- **Exercise material**
# # # # #

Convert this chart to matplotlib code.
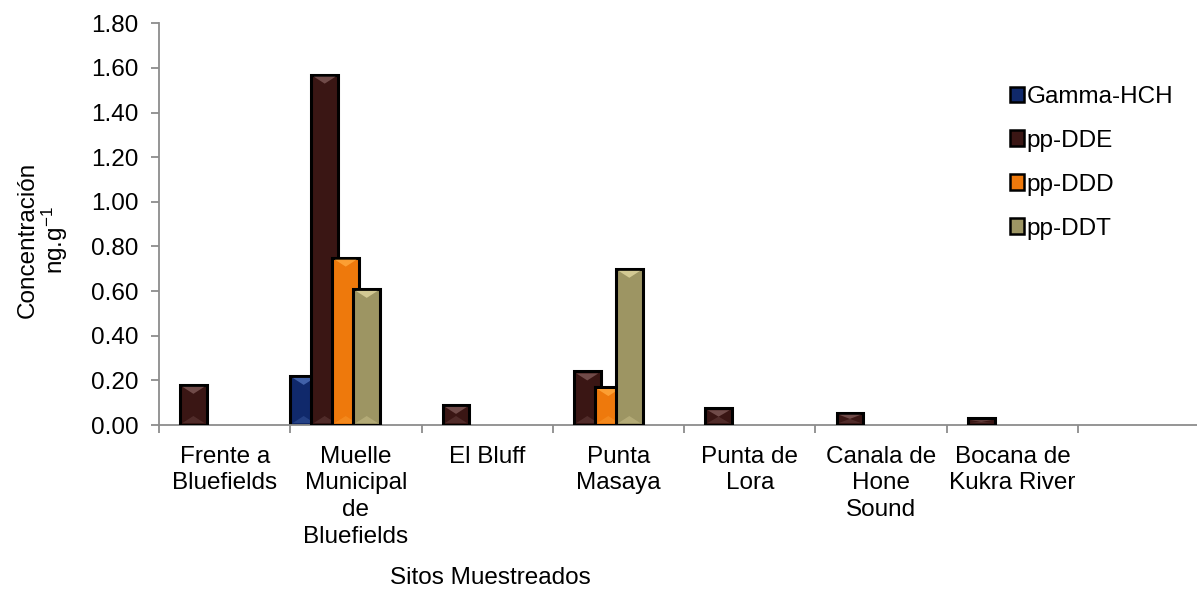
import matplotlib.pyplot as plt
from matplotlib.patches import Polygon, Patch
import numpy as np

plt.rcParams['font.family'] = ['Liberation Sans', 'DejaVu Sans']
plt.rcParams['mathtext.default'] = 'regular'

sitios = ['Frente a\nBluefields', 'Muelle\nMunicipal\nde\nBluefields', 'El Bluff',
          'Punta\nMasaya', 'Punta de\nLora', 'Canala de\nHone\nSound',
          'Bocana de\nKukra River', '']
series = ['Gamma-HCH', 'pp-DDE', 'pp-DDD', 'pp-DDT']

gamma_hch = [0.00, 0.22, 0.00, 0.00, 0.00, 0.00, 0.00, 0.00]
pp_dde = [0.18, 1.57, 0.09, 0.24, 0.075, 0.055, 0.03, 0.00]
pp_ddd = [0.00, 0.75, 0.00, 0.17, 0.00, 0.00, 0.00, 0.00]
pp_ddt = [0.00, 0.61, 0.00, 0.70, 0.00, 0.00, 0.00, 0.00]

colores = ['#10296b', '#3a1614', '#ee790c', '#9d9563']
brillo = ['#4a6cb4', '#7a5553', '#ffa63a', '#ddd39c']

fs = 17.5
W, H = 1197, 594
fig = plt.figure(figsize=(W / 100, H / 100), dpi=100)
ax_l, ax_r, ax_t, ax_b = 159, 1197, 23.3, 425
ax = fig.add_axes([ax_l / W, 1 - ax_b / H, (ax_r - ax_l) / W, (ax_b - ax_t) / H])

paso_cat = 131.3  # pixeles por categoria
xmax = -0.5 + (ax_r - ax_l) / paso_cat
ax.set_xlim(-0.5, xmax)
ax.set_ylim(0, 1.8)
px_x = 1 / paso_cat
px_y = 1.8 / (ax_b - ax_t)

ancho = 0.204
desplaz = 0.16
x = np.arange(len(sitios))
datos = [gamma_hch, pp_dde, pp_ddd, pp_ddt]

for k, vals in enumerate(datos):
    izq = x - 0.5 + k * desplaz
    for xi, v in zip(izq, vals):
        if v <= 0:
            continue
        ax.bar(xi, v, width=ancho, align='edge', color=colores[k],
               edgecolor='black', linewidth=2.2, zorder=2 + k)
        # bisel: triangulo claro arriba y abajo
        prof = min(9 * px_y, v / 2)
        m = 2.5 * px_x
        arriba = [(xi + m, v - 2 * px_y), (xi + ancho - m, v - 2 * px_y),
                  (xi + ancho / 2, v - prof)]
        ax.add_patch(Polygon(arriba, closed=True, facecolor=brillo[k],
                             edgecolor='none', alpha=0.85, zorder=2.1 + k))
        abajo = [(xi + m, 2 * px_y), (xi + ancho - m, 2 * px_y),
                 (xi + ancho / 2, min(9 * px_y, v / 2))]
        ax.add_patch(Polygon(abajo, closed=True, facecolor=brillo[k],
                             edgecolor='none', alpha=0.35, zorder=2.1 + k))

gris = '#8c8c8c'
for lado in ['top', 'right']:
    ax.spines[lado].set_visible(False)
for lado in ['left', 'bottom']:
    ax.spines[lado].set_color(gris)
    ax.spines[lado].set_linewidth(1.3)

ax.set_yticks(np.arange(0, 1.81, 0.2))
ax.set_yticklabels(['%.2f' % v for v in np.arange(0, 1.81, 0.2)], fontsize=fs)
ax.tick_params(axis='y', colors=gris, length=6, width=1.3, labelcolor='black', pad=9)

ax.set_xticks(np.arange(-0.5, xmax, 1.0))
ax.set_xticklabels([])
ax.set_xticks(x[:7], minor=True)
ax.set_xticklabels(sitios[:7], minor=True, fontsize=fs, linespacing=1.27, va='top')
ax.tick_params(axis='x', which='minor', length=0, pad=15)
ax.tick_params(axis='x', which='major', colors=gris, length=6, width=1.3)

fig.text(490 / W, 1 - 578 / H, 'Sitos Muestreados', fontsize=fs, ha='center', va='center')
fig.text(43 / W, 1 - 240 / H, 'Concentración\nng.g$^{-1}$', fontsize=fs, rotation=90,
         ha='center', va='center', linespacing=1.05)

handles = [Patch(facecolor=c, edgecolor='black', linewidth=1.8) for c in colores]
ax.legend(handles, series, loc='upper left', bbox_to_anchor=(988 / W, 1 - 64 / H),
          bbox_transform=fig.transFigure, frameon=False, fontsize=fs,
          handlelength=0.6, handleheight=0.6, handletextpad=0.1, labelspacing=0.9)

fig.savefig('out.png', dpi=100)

# # # # #

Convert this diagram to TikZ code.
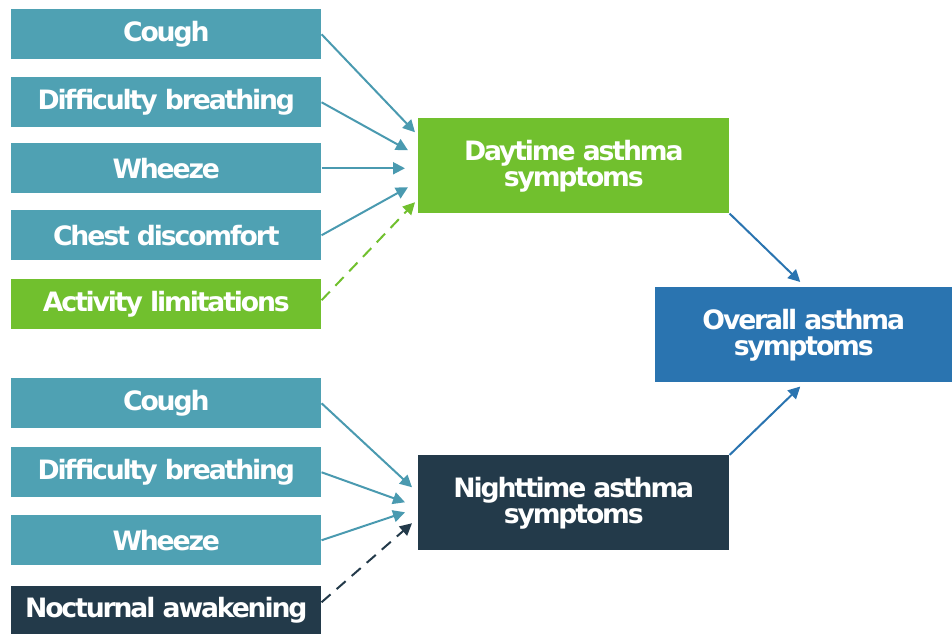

# # # # #

- **Requirement**
Omit the pictures. Extract exactly the lines that begin with the one holding "Convert this chart to matplotlib code." and end with the one holding "brillo = ['#4a6cb4', '#7a5553', '#ffa63a', '#ddd39c']", inclusive.

- **The reply**
Convert this chart to matplotlib code.
import matplotlib.pyplot as plt
from matplotlib.patches import Polygon, Patch
import numpy as np

plt.rcParams['font.family'] = ['Liberation Sans', 'DejaVu Sans']
plt.rcParams['mathtext.default'] = 'regular'

sitios = ['Frente a\nBluefields', 'Muelle\nMunicipal\nde\nBluefields', 'El Bluff',
          'Punta\nMasaya', 'Punta de\nLora', 'Canala de\nHone\nSound',
          'Bocana de\nKukra River', '']
series = ['Gamma-HCH', 'pp-DDE', 'pp-DDD', 'pp-DDT']

gamma_hch = [0.00, 0.22, 0.00, 0.00, 0.00, 0.00, 0.00, 0.00]
pp_dde = [0.18, 1.57, 0.09, 0.24, 0.075, 0.055, 0.03, 0.00]
pp_ddd = [0.00, 0.75, 0.00, 0.17, 0.00, 0.00, 0.00, 0.00]
pp_ddt = [0.00, 0.61, 0.00, 0.70, 0.00, 0.00, 0.00, 0.00]

colores = ['#10296b', '#3a1614', '#ee790c', '#9d9563']
brillo = ['#4a6cb4', '#7a5553', '#ffa63a', '#ddd39c']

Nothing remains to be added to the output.